MAINTENANCE DOCUMENTATION: BE READY WITH AN ANSWER, ANY TIME.
Keep an Inventory
Build a simple inventory where all your social projects are stored. A best practice is to have a high-level chart with columns for each necessary artifact and a link to that artifact. Don’t make your reviewers and team scroll through endless pages of documentation to find what they need to be transparent and accountable.
Track Exceptions—anything out of ordinary expectation or operation
- Keep track of any content issues that are raised via your content management strategy and how they were resolved
- Keep track of any guest content creators
- Keep track of any service interruptions and how they were resolved
Keep an inventory of your goals and measures and periodically record the results. Also keep track of any cross-platform conversions. Show, for example, how many of your Facebook followers came from your Twitter Stream. Or, how a Four Square check-in drove a user to the company website. Social media is a living system and just one part of your digital presence.
Record your Local Procedures
I’ll discuss recommendations for local procedures in my next post. All procedures should be recorded along with their effective dates, review periods, and the body of the procedure.
CLOSING DOCUMENTATION: SOMETIMES YOU HAVE TO SAY GOODBYE.
Create a Retirement Plan
Regulated industries have project closing procedures to rival any project launch. It is important to understand where the information is going, how it is stored, and how that affects your users and their privacy. Having this plan in place Before you launch exhibits vigilance.
- First understand your company’s requirements and adhere to those. See Step One.
- Describe how the platform and tools being used handle closing a profile, account, or presence.
- Describe where the content will go and where it will be stored.

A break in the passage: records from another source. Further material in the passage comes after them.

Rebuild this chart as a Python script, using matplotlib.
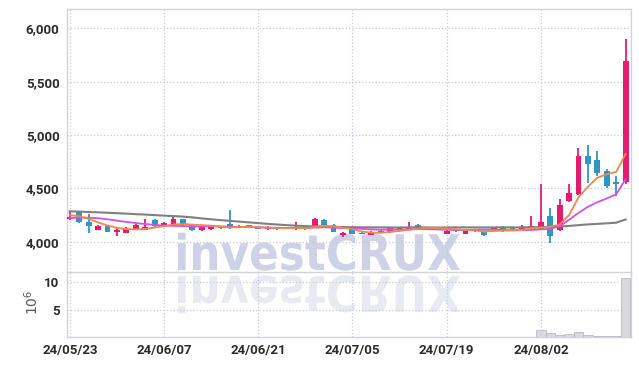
import matplotlib
matplotlib.use('Agg')
import matplotlib.pyplot as plt
from matplotlib.patches import PathPatch
from matplotlib.textpath import TextPath
from matplotlib.font_manager import FontProperties
from matplotlib.transforms import Affine2D
import pandas as pd

# daily candles (KRW)
opens = [4208, 4280, 4185, 4113, 4150, 4095, 4085, 4115, 4113, 4200,
         4150, 4170, 4210, 4160, 4105, 4115, 4140, 4165, 4150, 4155,
         4132, 4122, 4130, 4122, 4120, 4130, 4140, 4200, 4160, 4060,
         4125, 4082, 4066, 4100, 4088, 4110, 4115, 4160, 4133, 4132,
         4072, 4113, 4072, 4112, 4092, 4113, 4135, 4122, 4118, 4115,
         4115, 4240, 4105, 4380, 4450, 4800, 4770, 4660, 4560, 4560]
highs = [4290, 4285, 4260, 4155, 4150, 4140, 4140, 4165, 4210, 4210,
         4185, 4230, 4215, 4165, 4140, 4155, 4150, 4300, 4160, 4160,
         4140, 4145, 4135, 4135, 4185, 4135, 4225, 4215, 4170, 4095,
         4130, 4090, 4100, 4105, 4135, 4130, 4185, 4165, 4140, 4140,
         4105, 4120, 4120, 4120, 4098, 4140, 4145, 4130, 4160, 4240,
         4540, 4320, 4400, 4540, 4880, 4910, 4850, 4680, 4620, 5900]
lows = [4200, 4175, 4080, 4110, 4090, 4050, 4080, 4110, 4110, 4135,
        4148, 4150, 4150, 4100, 4100, 4110, 4120, 4120, 4130, 4135,
        4118, 4112, 4112, 4118, 4110, 4112, 4135, 4155, 4090, 4045,
        4070, 4068, 4062, 4080, 4085, 4105, 4110, 4130, 4120, 4115,
        4068, 4095, 4070, 4095, 4050, 4110, 4090, 4110, 4115, 4110,
        4110, 3990, 4100, 4375, 4440, 4550, 4615, 4500, 4430, 4540]
closes = [4230, 4180, 4150, 4150, 4092, 4110, 4120, 4160, 4135, 4145,
          4178, 4210, 4155, 4105, 4135, 4150, 4130, 4140, 4140, 4140,
          4122, 4132, 4120, 4126, 4135, 4115, 4210, 4160, 4095, 4085,
          4075, 4076, 4090, 4088, 4130, 4125, 4135, 4135, 4125, 4122,
          4103, 4100, 4097, 4100, 4060, 4135, 4113, 4118, 4125, 4150,
          4180, 4057, 4345, 4460, 4800, 4730, 4640, 4520, 4540, 5690]

# moving averages as drawn
ma5 = [4250, 4238, 4215, 4180, 4152, 4130, 4118, 4115, 4120, 4132,
       4145, 4162, 4165, 4160, 4155, 4150, 4140, 4133, 4138, 4140,
       4135, 4132, 4128, 4127, 4128, 4126, 4140, 4148, 4145, 4132,
       4118, 4095, 4085, 4083, 4092, 4100, 4112, 4122, 4130, 4128,
       4122, 4117, 4110, 4105, 4095, 4100, 4103, 4105, 4110, 4125,
       4130, 4140, 4160, 4250, 4415, 4515, 4600, 4632, 4654, 4822]
ma10 = [4222, 4225, 4225, 4220, 4210, 4198, 4185, 4175, 4165, 4158,
        4150, 4148, 4146, 4143, 4142, 4145, 4143, 4140, 4138, 4137,
        4134, 4132, 4130, 4128, 4128, 4128, 4132, 4135, 4132, 4128,
        4125, 4120, 4115, 4112, 4113, 4112, 4115, 4118, 4118, 4115,
        4112, 4110, 4110, 4112, 4112, 4112, 4110, 4108, 4108, 4110,
        4115, 4120, 4145, 4205, 4270, 4327, 4370, 4405, 4443, 4585]
ma60 = [4285, 4282, 4278, 4275, 4271, 4267, 4263, 4258, 4254, 4249,
        4244, 4240, 4235, 4228, 4218, 4210, 4202, 4195, 4188, 4181,
        4174, 4167, 4161, 4155, 4150, 4146, 4143, 4141, 4139, 4137,
        4136, 4135, 4134, 4134, 4133, 4133, 4134, 4134, 4134, 4133,
        4133, 4134, 4134, 4134, 4133, 4134, 4134, 4134, 4134, 4135,
        4136, 4137, 4142, 4148, 4155, 4162, 4167, 4172, 4178, 4208]

# volume, millions of shares
volume = [0.04, 0.05, 0.04, 0.03, 0.03, 0.04, 0.03, 0.03, 0.05, 0.04,
          0.03, 0.04, 0.03, 0.03, 0.02, 0.03, 0.02, 0.06, 0.02, 0.02,
          0.02, 0.02, 0.02, 0.02, 0.03, 0.02, 0.05, 0.04, 0.03, 0.03,
          0.03, 0.02, 0.02, 0.02, 0.03, 0.02, 0.03, 0.03, 0.02, 0.02,
          0.03, 0.02, 0.02, 0.02, 0.03, 0.03, 0.02, 0.02, 0.03, 0.08,
          1.30, 0.72, 0.42, 0.55, 0.90, 0.42, 0.22, 0.18, 0.20, 10.7]

price_ticks = [4000, 4500, 5000, 5500, 6000]
vol_ticks = [5, 10]

dates = pd.bdate_range('2024-05-23', '2024-08-16')
dates = dates[~dates.isin(pd.to_datetime(['2024-06-06', '2024-08-15']))]
date_labels = [d.strftime('%y/%m/%d') for d in dates]

UP = '#e61a6e'
DOWN = '#2f96c7'
GRID = '#c6cadf'
SPINE = '#d2d2da'
TXT = '#2b2b2b'
LBL = dict(fontfamily='Roboto', fontsize=9.5, fontweight='bold')

W, H = 639, 366
fig = plt.figure(figsize=(W / 100, H / 100), dpi=100)
fig.patch.set_facecolor('white')


def box(l, t, r, b):
    return [l / W, 1 - b / H, (r - l) / W, (b - t) / H]


# background layer for the watermark
bg = fig.add_axes([0, 0, 1, 1], zorder=-1)
bg.set_xlim(0, W)
bg.set_ylim(H, 0)
bg.axis('off')

fp = FontProperties(family='DejaVu Sans', weight='bold')
tp = TextPath((0, 0), 'investCRUX', size=1, prop=fp)
ext = tp.get_extents()
sx = (460 - 178) / ext.width
sy = (270 - 232) / ext.height
t_main = Affine2D().translate(-ext.x0, 0).scale(sx, -sy).translate(178, 270)
t_refl = Affine2D().translate(-ext.x0, 0).scale(sx, sy).translate(178, 276)
bg.add_patch(PathPatch(t_main.transform_path(tp), fc='#cdd2e6', ec='none'))
bg.add_patch(PathPatch(t_refl.transform_path(tp), fc='#e8eaf2', ec='none'))

ax = fig.add_axes(box(66.5, 9, 630.5, 272.3))
axv = fig.add_axes(box(66.5, 272.3, 630.5, 337.3), sharex=ax)

x = list(range(len(closes)))
colors = [UP if c >= o else DOWN for o, c in zip(opens, closes)]
bottoms = [min(o, c) for o, c in zip(opens, closes)]
heights = [max(abs(c - o), 6) for o, c in zip(opens, closes)]

ax.vlines(x, lows, highs, colors=colors, linewidth=1.3, zorder=2)
ax.bar(x, heights, bottom=bottoms, width=0.62, color=colors, zorder=3)

ax.plot(x, ma60, color='#808080', lw=1.5, zorder=4)
ax.plot(x, ma10, color='#cf52ea', lw=1.3, zorder=5)
ax.plot(x, ma5, color='#f0884c', lw=1.3, zorder=6)

axv.bar(x, volume, width=1.0, color='#d8d8df', edgecolor='#b9b9c4',
        linewidth=0.6, zorder=3)

ax.set_xlim(-0.35, 59.52)
ax.set_ylim(3713, 6181)
axv.set_ylim(0, 11.8)

tick_idx = list(range(0, len(dates), 10))
for a in (ax, axv):
    a.set_facecolor('none')
    a.set_xticks(tick_idx)
    a.grid(True, color=GRID, linestyle=':', linewidth=0.9)
    a.set_axisbelow(True)
    for s in a.spines.values():
        s.set_color(SPINE)
        s.set_linewidth(1.0)
    a.tick_params(length=0, pad=5, labelcolor=TXT)

ax.set_yticks(price_ticks)
ax.set_yticklabels([f'{v:,}' for v in price_ticks], **LBL)
ax.tick_params(axis='x', labelbottom=False)
ax.spines['bottom'].set_visible(False)

axv.set_yticks(vol_ticks)
axv.set_yticklabels([str(v) for v in vol_ticks], **LBL)
axv.set_xticklabels([date_labels[i] for i in tick_idx], **LBL)

fig.text(32 / W, 1 - 302 / H, r'$10^6$', rotation=90, ha='center',
         va='center', color='#555555', fontsize=10)

fig.savefig('out.png', dpi=100)
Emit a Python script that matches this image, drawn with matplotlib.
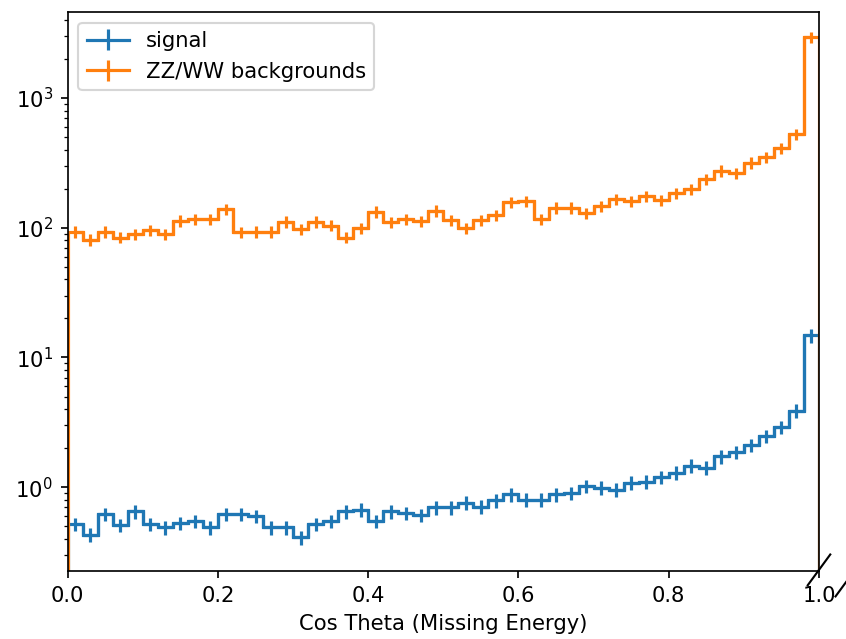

- Lay out the communication process you intend to use with your users. Will you give them 15 days notice for example? Or, will users be notified after the fact?
Just Do It: and Move On
Documentation isn’t thrilling and is often associated with waste and tedium. By taking the time to analyze the true expectations and the course of action for your project you can turn documentation into a powerful tool for getting stakeholders on board, gaining a reputation for vigilance, and communicating the continuous value your social media project brings to your company.